Quantitative trading has relied on mathematical models and computer algorithms for decades, but the current generation of AI systems represents a fundamentally different approach. Traditional quant strategies typically involve identifying specific patterns or relationships in market data and building explicit models to exploit them. Modern AI systems, by contrast, can discover complex nonlinear patterns that human researchers would never find, process vast quantities of alternative data, and adapt to changing market conditions in real-time. This evolution is reshaping how the most sophisticated investors approach financial markets.
The data available to AI trading systems has expanded dramatically. Beyond traditional price and volume data, modern systems incorporate satellite imagery of retail parking lots, natural language processing of earnings calls and news articles, social media sentiment analysis, credit card transaction data, and countless other alternative data sources. The challenge is no longer finding data but rather extracting signal from an overwhelming quantity of noise. AI systems that can effectively synthesize diverse data sources and identify meaningful patterns have a significant edge.
Deep learning has proven particularly effective for certain trading applications. Recurrent neural networks and transformers can model sequential dependencies in market data that simpler statistical methods miss. Reinforcement learning enables systems that optimize trading decisions holistically, considering transaction costs, market impact, and portfolio constraints together rather than treating them as separate problems. Graph neural networks can model relationships between securities, capturing how information and capital flow through markets in ways that traditional factor models cannot.
The arms race in AI trading has intensified competition and compressed the edge from any single strategy. Patterns that once persisted for months now disappear in days or hours as multiple sophisticated players identify and exploit them simultaneously. This has forced a shift toward strategies that are harder to replicate—those requiring proprietary data, specialized domain knowledge, or computational infrastructure that only the largest firms can afford. It has also increased the importance of execution algorithms that can trade without revealing intentions to competing AI systems monitoring order flow.
Risk management is being transformed alongside alpha generation. AI systems can now analyze portfolio risk across scenarios that were previously too complex to model, identifying hidden correlations and tail risks that traditional risk metrics miss. Some firms use AI to continuously monitor trading systems for signs of model degradation or market regime changes that might cause strategies to fail. This meta-level monitoring can help detect problems before they result in significant losses.
Regulatory and ethical considerations are increasingly relevant. The opacity of AI decision-making raises questions about accountability when trading systems malfunction or engage in behavior that, while profitable, may be harmful to market stability or fairness. Regulators are developing frameworks for algorithmic trading oversight, though keeping pace with rapidly evolving technology is challenging. Some firms are voluntarily implementing explainability requirements and governance processes for their AI trading systems, anticipating that such practices may eventually become mandatory.
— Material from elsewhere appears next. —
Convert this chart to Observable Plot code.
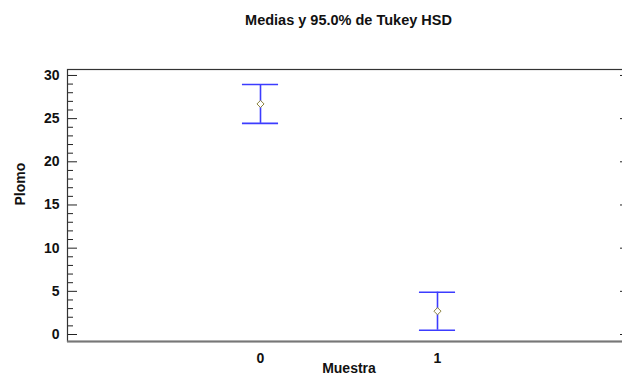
<!DOCTYPE html>
<html>
<head>
<meta charset="utf-8">
<script src="https://cdn.jsdelivr.net/npm/d3@7"></script>
<script src="https://cdn.jsdelivr.net/npm/@observablehq/plot@0.6"></script>
<style>
  html, body { margin: 0; padding: 0; background: #fff; overflow: hidden; width: 622px; height: 379px; }
  #wrap { position: relative; width: 622px; height: 379px; }
  #title { position: absolute; left: 67px; width: 563px; top: 12px; text-align: center;
           font: bold 14.5px "Liberation Sans", Arial, sans-serif; color: #111; line-height: 17px; }
  #chart { position: absolute; left: 0; top: 0; }
</style>
</head>
<body>
<div id="wrap">
  <div id="title">Medias y 95.0% de Tukey HSD</div>
  <div id="chart"></div>
</div>
<script>
const groups = [0, 1];
const means = [26.7, 2.7];
const lower = [24.45, 0.5];
const upper = [28.95, 4.9];
const yTicks = [0, 5, 10, 15, 20, 25, 30];
const yMinorTicks = d3.range(0, 31).filter(v => v % 5 !== 0);
const xLabel = "Muestra";
const yLabel = "Plomo";

const data = groups.map((g, i) => ({g, mean: means[i], lo: lower[i], hi: upper[i]}));
const capHalf = 0.102;
const blue = "#3c3cff";
const font = "Liberation Sans, Arial, sans-serif";

const W = 622, mL = 67, mR = -8;
const frameW = W - mL - mR;

const chart = Plot.plot({
  width: W,
  height: 379,
  marginLeft: mL,
  marginRight: mR,
  marginTop: 69,
  marginBottom: 38,
  style: {fontFamily: font, background: "transparent", overflow: "visible"},
  x: {domain: [-1.0904, 2.0904]},
  y: {domain: [-0.81, 30.69]},
  marks: [
    Plot.tickY(yTicks, {y: d => d, insetRight: frameW - 10, stroke: "#222"}),
    Plot.tickY(yMinorTicks, {y: d => d, insetRight: frameW - 6, stroke: "#222"}),
    Plot.tickY(yTicks, {y: d => d, insetLeft: frameW - 10, stroke: "#222"}),
    Plot.axisY({ticks: yTicks, tickSize: 0, tickPadding: 8, label: null,
                fontSize: 14, fontWeight: "bold", fill: "#111"}),
    Plot.axisX({ticks: groups, tickSize: 0, tickPadding: 12, label: null,
                tickFormat: d => String(d), fontSize: 14, fontWeight: "bold", fill: "#111"}),
    Plot.text([xLabel], {frameAnchor: "bottom", dy: 31.5, text: d => d,
                fontSize: 14, fontWeight: "bold", fill: "#111"}),
    Plot.text([yLabel], {frameAnchor: "left", dx: -47, rotate: -90, text: d => d,
                fontSize: 14, fontWeight: "bold", fill: "#111"}),
    Plot.frame({stroke: "#333", strokeWidth: 1.2}),
    Plot.ruleY([0], {y: () => -0.81, stroke: "#777", strokeWidth: 2}),
    Plot.ruleX(data, {x: "g", y1: "lo", y2: "hi", stroke: blue, strokeWidth: 1.6}),
    Plot.ruleY(data, {y: "hi", x1: d => d.g - capHalf, x2: d => d.g + capHalf, stroke: blue, strokeWidth: 1.6}),
    Plot.ruleY(data, {y: "lo", x1: d => d.g - capHalf, x2: d => d.g + capHalf, stroke: blue, strokeWidth: 1.6}),
    Plot.dot(data, {x: "g", y: "mean", symbol: "diamond2", r: 3.2, stroke: "#8c8440", strokeWidth: 1, fill: "white"})
  ]
});
document.getElementById("chart").appendChild(chart);
</script>
</body>
</html>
The competitive landscape is bifurcating. At one extreme are the elite quant firms—Citadel, Two Sigma, DE Shaw, Renaissance Technologies—that have the resources to hire the best AI researchers, acquire proprietary data, and build computational infrastructure at scale. At the other are smaller firms that focus on niches where data requirements are more modest or where domain expertise provides sustainable advantages. The middle ground is being squeezed, and traditional asset managers without meaningful AI capabilities face growing pressure from both directions. The future of trading appears increasingly to belong to those who can most effectively harness artificial intelligence.